Dorothy and Edward Brotherton got on famously – she filled the place of daughter and hostess in his busy social and political life. In 1913, when he became Lord Mayor of Leeds, he chose her as his Lady Mayoress. Her striking appearance caused a stir – ‘a most picturesque figure’, gushed the papers, ‘tall and slim, in champagne coloured satin…with a huge stole and muff of snow leopard’. But their year in office was darkened by the outbreak of war. Dorothy supported him in raising and equipping, at his own expense, the volunteer ‘Leeds Pals’, and with her fluent French helped welcome Belgian refugees. He clearly had a great affection for her, and they shared a passion for literature and fine books. Over the next years he financed her publication of a literary magazine, ‘The Microcosm’, with articles by writers like Tolkien and Chesterton, and she helped him build up a stunning library of rare and precious books and manuscripts, which was later bequeathed to Leeds University ‘in trust for the Nation’, and housed in the Brotherton Library which he had so munificently endowed.

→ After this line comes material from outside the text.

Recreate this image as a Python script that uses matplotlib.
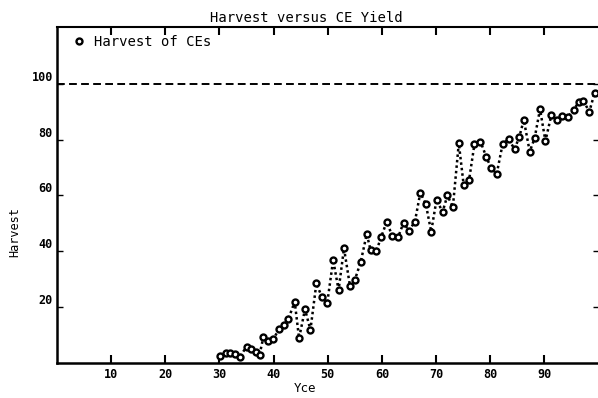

From her early years she had loved writing, especially poetry and drama. She fell in love with the Yorkshire Dales, their landscape, dialect and customs, and in 1918 published her first volume of lyrical, romantic Dales ballads, ‘The Dales of Arcady’. From then on, year after year, she published poems, plays, memoirs, based on Dales life, some in local dialect and some specially for children (sadly she could have none of her own). Her other passion was for the Romanies and their culture which she loved to explore and write about – she was sure she had gypsy blood. It’s easy now to judge her work as over-sentimental, a fanciful version of country and gypsy life, but she felt she was writing in the old ballad tradition (which she gave lectures on) and her work was widely-read (often featured in ‘The Dalesman’) and enjoyed for its idealised imagery, and its dialect humour.

Her marriage to Charles Ratcliffe (who later took the name of Brotherton – and was the benefactor of the LGI’s Brotherton wing) proved deeply unhappy, but to avoid scandal they divorced only after Lord Brotherton’s death in 1930. He left her a generous inheritance of her own and she began a new life. In 1932 she married Noel MacGrigor Phillips and together they travelled all over the world, often in their caravan or yacht. Their home was Temple Sowerby Manor, near Penrith; a few years after his sudden death in 1942 she gave the house and her beloved garden (Acorn Bank) to the National Trust. She married a third time, a long-term friend called Arthur Vowles, and they lived in Edinburgh until his death, when she moved to North Berwick, where she died aged 80, still writing (always under the same name) almost to the end.

She was an active campaigner for the Yorkshire Dialect and Gypsy Lore societies, and remained an untiring friend to the Brotherton Library, to which she gave her outstanding collection of Romany material. The Leeds Museum has her fine collection of fans and miniatures, and (poignantly) baby bonnets – and a powerful bronze of her reading. Meanwhile her many books, once so popular, moulder on library shelves, though some of her lyrical poems have recently been set to music (by Artisan Harmony). Her own words can serve as an epitaph: ‘Here lies a lover of rain and sun,/ Loving, and loved by everyone; /Who left these beautiful dales to find /The dales where the heavenly rivers wind.’